> BRIEF
Without the pictures, return exactly the lines from the one with "Output the component" through the one with "const categoryIndexes = [0, 1, 2, 3];". Both end lines belong in the copy.

> DATA LISTING
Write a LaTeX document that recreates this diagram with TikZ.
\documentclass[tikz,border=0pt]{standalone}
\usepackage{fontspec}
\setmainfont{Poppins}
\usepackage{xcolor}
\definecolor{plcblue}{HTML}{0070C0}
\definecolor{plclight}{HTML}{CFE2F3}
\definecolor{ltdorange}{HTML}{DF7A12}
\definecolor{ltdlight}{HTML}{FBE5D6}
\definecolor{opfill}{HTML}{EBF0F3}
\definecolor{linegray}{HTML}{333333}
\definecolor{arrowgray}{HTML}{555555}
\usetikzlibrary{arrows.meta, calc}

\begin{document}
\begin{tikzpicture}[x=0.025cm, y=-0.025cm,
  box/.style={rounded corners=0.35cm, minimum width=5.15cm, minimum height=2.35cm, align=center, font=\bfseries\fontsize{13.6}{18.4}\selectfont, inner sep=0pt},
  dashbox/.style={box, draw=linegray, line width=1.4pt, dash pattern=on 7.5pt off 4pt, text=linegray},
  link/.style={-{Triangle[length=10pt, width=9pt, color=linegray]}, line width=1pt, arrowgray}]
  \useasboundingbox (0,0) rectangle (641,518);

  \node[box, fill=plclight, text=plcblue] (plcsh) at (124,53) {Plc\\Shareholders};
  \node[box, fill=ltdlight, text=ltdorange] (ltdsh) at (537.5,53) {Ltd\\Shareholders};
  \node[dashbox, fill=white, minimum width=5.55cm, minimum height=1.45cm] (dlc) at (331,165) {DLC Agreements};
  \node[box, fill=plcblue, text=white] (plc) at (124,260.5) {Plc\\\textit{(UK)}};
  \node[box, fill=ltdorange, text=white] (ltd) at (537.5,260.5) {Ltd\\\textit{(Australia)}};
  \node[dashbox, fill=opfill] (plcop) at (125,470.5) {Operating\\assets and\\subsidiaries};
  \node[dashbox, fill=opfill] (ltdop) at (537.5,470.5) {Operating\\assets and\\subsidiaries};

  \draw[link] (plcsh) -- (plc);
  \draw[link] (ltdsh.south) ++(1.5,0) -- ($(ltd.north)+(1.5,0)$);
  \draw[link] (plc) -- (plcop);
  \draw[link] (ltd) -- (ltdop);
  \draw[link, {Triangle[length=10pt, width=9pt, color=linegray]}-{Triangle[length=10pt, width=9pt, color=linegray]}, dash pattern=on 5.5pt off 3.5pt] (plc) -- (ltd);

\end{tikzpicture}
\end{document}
---
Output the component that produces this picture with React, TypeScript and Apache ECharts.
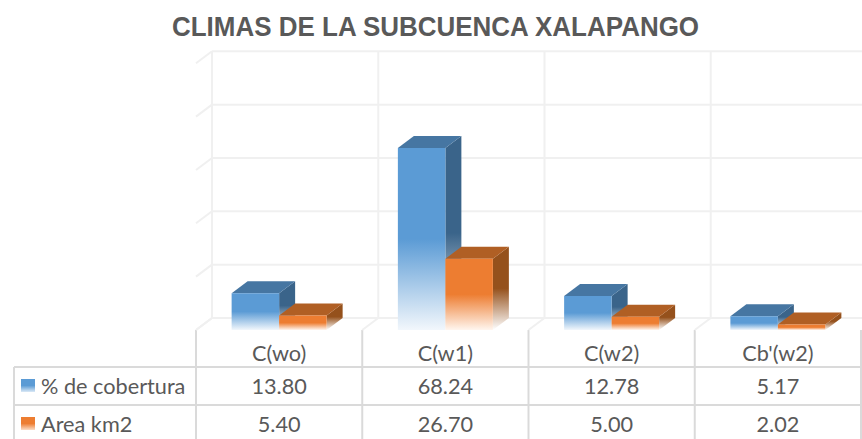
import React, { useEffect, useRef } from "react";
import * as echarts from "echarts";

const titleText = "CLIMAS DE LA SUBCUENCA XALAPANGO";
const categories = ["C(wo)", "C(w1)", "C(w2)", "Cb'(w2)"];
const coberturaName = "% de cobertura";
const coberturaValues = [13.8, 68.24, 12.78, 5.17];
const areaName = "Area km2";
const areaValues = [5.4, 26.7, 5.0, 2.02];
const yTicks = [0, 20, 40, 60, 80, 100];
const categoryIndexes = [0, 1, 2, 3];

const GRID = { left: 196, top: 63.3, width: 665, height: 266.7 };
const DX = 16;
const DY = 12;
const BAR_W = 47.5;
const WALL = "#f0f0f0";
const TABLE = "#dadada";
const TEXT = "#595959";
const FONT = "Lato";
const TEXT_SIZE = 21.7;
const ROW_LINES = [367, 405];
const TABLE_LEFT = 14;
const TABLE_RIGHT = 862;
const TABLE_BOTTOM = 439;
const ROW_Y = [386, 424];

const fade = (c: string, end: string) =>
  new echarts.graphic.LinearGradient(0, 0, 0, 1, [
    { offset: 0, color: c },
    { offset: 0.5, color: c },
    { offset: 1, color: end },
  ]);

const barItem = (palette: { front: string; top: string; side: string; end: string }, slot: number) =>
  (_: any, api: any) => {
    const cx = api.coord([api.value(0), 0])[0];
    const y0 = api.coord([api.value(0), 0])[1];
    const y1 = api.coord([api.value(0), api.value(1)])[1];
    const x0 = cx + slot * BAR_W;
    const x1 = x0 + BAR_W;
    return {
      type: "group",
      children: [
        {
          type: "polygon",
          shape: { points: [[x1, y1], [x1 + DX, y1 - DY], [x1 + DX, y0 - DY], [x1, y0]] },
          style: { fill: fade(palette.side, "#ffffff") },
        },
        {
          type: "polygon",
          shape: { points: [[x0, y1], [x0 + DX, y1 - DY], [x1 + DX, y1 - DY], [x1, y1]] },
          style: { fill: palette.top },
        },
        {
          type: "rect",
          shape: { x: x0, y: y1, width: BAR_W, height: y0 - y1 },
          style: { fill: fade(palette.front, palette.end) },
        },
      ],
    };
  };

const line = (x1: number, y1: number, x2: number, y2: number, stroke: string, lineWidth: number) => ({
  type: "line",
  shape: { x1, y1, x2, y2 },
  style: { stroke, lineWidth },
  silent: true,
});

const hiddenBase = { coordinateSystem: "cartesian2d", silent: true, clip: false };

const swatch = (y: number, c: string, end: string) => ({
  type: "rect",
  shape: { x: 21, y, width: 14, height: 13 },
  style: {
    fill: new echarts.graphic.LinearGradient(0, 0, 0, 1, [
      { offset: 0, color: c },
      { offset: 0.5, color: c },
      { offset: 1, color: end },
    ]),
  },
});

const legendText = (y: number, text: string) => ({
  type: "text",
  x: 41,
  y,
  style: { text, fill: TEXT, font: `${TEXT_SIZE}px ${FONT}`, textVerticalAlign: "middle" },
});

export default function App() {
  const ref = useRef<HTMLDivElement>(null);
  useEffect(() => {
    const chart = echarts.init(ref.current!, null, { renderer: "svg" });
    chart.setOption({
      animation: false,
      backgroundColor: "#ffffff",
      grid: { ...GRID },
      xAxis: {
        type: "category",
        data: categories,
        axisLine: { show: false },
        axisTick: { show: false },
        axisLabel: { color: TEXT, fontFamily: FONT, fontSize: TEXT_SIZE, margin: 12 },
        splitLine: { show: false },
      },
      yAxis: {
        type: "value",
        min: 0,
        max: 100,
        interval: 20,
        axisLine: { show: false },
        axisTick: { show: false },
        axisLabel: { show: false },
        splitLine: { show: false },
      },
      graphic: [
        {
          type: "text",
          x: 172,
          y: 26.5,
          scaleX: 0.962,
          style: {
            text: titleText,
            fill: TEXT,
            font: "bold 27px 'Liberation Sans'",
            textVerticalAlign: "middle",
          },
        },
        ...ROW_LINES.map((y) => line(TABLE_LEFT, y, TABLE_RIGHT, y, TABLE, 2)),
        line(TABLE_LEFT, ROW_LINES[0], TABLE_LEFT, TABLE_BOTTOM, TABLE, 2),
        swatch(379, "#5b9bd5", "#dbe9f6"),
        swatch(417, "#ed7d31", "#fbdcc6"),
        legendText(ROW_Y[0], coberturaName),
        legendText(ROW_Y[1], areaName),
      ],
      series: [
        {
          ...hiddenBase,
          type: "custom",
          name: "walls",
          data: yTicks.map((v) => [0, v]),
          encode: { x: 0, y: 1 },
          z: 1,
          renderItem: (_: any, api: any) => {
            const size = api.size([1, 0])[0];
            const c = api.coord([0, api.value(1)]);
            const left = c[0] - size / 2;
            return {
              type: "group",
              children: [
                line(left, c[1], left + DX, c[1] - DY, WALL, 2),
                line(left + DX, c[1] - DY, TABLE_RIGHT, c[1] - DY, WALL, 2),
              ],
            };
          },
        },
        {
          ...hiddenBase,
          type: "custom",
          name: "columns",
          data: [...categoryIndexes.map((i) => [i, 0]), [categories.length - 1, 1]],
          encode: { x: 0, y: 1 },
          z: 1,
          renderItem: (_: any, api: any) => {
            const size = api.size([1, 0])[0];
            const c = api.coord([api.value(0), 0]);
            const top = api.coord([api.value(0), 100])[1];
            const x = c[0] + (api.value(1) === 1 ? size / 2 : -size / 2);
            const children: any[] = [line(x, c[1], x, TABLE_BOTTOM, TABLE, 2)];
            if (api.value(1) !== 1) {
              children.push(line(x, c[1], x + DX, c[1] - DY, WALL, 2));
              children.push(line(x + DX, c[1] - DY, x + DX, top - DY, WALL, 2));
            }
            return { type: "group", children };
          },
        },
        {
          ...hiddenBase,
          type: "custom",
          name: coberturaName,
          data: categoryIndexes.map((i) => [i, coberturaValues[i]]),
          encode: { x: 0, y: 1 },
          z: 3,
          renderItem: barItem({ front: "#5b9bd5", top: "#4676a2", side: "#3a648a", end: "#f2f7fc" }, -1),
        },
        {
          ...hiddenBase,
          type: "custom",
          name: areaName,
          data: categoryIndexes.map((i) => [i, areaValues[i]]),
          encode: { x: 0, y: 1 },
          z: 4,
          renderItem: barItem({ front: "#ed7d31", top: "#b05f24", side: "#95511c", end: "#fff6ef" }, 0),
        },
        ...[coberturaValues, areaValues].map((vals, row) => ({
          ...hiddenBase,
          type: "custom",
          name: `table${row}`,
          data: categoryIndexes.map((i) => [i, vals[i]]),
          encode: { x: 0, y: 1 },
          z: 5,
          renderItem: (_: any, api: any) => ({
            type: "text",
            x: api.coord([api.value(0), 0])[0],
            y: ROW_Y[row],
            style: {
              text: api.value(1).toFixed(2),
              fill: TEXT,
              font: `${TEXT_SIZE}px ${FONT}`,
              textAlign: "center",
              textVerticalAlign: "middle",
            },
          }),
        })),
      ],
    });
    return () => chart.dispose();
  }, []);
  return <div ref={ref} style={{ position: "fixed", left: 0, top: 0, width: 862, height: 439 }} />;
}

> RESPONSE
Output the component that produces this picture with React, TypeScript and Apache ECharts.
import React, { useEffect, useRef } from "react";
import * as echarts from "echarts";

const titleText = "CLIMAS DE LA SUBCUENCA XALAPANGO";
const categories = ["C(wo)", "C(w1)", "C(w2)", "Cb'(w2)"];
const coberturaName = "% de cobertura";
const coberturaValues = [13.8, 68.24, 12.78, 5.17];
const areaName = "Area km2";
const areaValues = [5.4, 26.7, 5.0, 2.02];
const yTicks = [0, 20, 40, 60, 80, 100];
const categoryIndexes = [0, 1, 2, 3];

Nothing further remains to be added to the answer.